Aim
Examine the material below. Gather every line in which the string "that" appears.

Recorded information
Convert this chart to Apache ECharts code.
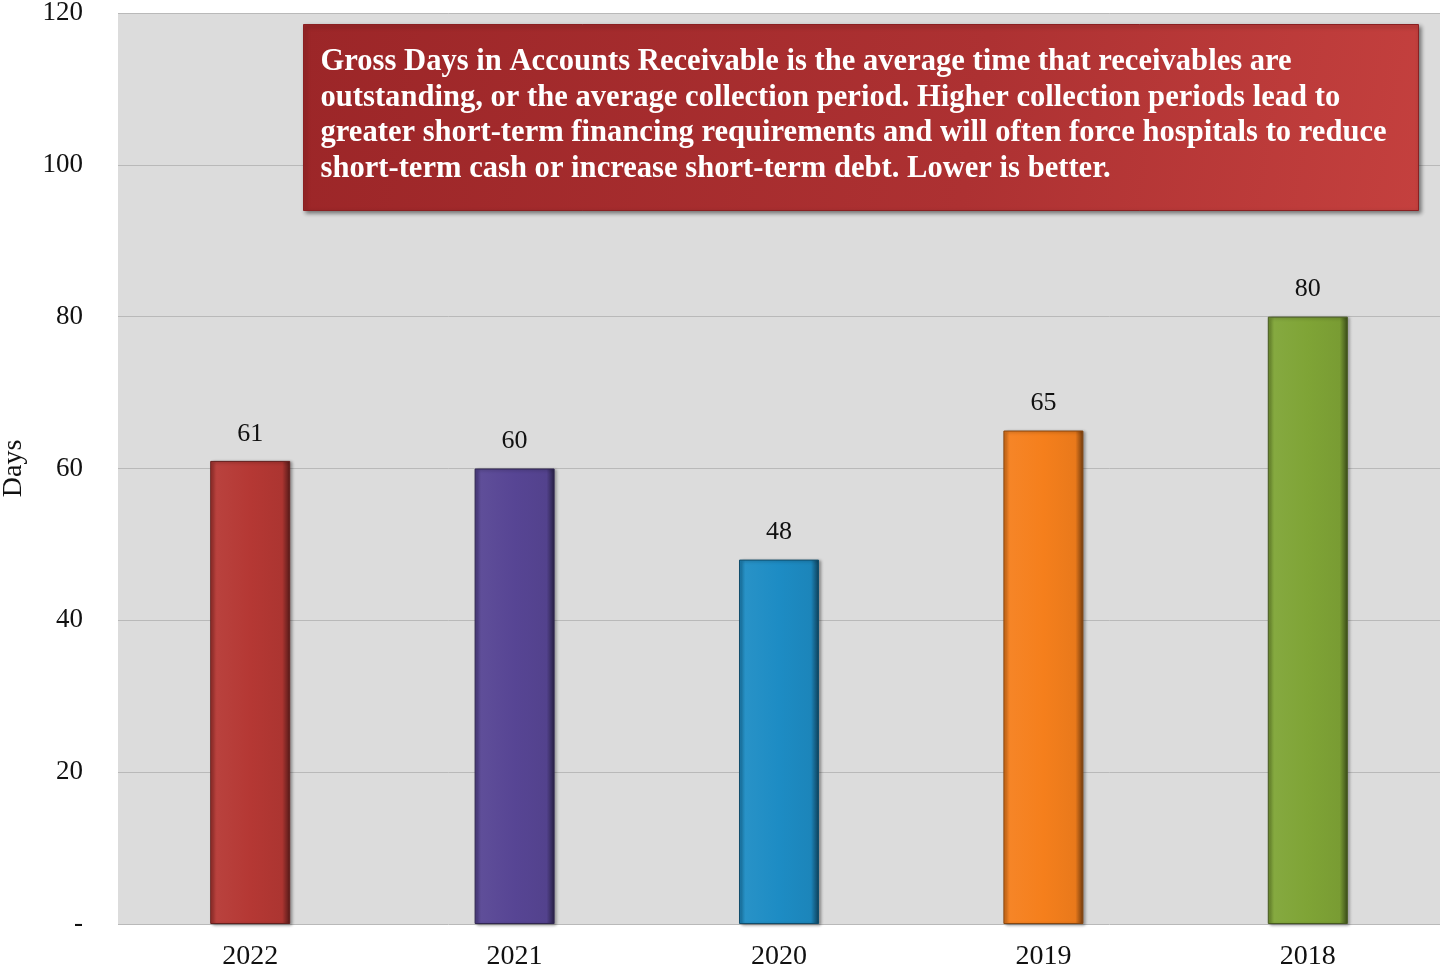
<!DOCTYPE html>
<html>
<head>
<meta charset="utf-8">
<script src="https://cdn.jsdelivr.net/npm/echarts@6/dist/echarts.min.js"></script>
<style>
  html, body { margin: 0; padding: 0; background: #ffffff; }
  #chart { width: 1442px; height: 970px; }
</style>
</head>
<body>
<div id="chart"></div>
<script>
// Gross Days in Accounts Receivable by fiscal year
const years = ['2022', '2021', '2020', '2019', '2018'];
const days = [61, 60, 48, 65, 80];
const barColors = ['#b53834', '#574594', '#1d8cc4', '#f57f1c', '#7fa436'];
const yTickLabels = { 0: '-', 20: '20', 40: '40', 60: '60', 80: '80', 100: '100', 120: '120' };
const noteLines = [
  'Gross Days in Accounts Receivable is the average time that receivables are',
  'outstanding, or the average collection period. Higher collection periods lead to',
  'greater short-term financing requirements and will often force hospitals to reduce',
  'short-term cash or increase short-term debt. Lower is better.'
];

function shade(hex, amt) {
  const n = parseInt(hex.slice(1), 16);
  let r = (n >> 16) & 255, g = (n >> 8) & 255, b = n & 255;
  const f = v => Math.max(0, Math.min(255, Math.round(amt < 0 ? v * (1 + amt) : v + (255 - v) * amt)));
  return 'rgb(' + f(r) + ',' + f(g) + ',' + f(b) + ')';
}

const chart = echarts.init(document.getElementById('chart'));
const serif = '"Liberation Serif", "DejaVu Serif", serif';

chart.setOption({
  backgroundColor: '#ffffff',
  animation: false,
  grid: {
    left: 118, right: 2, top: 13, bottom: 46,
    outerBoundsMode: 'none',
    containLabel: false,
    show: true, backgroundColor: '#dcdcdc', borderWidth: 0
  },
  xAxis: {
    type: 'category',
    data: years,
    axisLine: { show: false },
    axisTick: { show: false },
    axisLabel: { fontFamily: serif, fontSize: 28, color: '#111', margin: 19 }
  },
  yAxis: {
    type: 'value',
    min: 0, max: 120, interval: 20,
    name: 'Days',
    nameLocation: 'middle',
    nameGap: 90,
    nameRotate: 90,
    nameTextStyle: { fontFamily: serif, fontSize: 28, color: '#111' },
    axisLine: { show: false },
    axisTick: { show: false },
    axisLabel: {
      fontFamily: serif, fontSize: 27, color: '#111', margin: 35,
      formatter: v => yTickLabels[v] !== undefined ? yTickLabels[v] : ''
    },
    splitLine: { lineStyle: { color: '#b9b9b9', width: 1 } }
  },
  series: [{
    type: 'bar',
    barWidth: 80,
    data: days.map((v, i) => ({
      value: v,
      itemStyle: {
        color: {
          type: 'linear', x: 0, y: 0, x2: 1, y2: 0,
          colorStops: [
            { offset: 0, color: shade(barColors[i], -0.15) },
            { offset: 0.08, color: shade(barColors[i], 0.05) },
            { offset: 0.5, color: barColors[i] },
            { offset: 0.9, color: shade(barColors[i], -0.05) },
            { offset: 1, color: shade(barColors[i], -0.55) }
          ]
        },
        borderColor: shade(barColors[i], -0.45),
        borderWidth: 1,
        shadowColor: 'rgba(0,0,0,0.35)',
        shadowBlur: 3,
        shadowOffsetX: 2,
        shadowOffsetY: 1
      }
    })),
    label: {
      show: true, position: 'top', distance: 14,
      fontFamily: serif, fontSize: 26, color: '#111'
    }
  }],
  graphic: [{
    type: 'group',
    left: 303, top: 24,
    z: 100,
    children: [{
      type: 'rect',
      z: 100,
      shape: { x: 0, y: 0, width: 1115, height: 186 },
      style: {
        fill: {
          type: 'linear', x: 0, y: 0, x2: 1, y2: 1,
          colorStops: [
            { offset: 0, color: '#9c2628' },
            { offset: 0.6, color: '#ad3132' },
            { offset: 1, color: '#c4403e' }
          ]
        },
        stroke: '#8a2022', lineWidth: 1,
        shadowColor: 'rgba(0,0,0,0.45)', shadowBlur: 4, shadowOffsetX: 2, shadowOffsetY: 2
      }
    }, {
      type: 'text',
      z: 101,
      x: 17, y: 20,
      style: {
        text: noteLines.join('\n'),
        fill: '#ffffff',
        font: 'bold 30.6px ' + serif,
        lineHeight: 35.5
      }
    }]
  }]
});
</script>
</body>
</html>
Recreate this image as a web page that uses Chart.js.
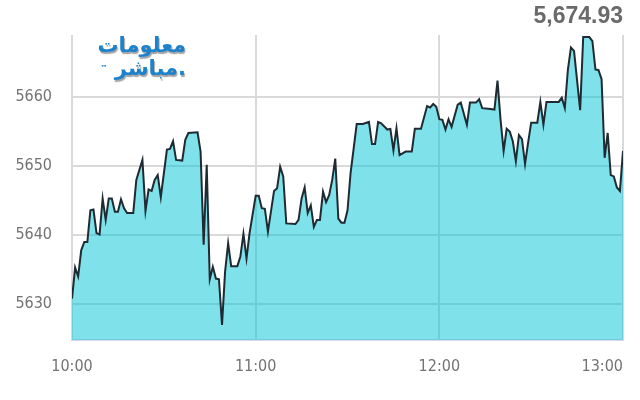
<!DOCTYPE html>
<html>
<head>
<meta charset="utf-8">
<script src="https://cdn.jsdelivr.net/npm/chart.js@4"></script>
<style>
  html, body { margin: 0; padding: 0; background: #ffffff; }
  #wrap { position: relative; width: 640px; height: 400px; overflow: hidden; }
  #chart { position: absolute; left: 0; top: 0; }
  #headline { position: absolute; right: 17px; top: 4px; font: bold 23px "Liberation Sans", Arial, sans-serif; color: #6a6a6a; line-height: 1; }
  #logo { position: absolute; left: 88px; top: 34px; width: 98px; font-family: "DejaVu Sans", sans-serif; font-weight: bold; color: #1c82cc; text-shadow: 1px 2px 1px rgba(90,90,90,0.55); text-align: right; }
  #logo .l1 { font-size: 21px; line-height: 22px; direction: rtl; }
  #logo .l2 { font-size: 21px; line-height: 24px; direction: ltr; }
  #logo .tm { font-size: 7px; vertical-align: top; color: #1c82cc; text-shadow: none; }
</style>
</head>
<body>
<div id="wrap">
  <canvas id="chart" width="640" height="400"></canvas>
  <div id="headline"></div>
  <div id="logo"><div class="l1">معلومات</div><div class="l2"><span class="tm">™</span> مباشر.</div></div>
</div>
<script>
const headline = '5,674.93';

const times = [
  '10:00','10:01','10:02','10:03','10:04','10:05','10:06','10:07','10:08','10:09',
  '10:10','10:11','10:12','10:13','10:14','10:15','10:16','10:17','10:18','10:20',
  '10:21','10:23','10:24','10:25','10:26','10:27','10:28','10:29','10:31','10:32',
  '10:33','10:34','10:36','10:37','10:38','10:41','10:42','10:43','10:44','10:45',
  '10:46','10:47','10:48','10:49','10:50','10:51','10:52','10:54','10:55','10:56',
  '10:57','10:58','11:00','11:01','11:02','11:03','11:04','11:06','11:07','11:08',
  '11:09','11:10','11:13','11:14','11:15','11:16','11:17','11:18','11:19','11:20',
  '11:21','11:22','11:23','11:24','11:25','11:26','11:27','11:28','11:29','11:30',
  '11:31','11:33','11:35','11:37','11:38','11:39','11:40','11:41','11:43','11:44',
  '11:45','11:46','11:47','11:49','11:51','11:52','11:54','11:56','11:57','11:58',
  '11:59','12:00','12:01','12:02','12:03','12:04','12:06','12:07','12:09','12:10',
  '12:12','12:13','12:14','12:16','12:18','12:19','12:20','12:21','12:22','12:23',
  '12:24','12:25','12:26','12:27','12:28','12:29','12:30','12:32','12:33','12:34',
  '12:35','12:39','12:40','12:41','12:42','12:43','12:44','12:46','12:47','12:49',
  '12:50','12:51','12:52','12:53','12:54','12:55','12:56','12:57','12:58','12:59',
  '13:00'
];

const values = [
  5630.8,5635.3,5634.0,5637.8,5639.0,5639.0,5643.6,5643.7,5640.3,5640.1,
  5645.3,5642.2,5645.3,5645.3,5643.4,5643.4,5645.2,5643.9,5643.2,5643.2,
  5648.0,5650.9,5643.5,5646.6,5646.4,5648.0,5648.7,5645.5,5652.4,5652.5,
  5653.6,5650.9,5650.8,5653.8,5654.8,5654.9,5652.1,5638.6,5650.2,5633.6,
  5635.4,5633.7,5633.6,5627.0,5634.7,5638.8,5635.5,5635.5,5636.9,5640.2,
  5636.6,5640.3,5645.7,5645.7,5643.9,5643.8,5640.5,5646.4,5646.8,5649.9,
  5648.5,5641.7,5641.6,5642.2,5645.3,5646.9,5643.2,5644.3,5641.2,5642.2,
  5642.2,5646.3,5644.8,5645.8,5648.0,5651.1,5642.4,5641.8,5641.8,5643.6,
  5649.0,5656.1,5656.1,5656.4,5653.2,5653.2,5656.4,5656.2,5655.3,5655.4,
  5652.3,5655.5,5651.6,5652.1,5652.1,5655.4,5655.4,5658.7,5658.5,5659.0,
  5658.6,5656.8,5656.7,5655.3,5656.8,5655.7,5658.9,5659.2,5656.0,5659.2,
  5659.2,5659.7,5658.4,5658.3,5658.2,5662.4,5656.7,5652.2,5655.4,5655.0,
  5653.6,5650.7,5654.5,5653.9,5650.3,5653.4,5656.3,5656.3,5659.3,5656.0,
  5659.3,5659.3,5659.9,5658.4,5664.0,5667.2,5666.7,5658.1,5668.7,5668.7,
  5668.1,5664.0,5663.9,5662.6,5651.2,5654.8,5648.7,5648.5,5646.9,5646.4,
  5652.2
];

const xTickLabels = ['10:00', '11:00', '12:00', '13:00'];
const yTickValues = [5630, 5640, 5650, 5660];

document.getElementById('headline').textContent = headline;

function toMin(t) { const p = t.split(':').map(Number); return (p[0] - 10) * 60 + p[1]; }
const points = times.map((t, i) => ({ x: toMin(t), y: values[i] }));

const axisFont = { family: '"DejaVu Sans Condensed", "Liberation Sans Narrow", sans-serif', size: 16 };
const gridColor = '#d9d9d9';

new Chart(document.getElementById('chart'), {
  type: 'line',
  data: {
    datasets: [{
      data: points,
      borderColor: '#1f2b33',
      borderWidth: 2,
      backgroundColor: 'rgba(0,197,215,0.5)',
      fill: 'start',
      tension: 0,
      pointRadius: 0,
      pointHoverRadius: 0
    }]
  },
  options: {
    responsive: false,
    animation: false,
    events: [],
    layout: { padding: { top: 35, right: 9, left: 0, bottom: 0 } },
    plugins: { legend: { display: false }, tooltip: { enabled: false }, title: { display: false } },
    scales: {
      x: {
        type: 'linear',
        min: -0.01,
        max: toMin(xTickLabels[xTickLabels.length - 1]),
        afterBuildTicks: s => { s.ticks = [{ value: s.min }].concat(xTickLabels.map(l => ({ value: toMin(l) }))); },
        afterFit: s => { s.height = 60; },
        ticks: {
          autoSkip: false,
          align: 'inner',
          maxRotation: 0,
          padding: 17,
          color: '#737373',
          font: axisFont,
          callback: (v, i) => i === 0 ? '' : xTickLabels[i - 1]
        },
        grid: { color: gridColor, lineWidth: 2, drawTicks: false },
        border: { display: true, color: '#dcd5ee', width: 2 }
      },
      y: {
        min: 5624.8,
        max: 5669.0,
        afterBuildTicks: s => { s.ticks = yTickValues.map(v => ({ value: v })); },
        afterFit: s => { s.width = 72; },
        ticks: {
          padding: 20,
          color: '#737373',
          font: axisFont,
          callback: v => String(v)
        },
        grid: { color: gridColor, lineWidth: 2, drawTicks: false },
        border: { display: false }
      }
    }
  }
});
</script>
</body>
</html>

Complete answer
  'Gross Days in Accounts Receivable is the average time that receivables are',
Recreate this image as a web page that uses Chart.js.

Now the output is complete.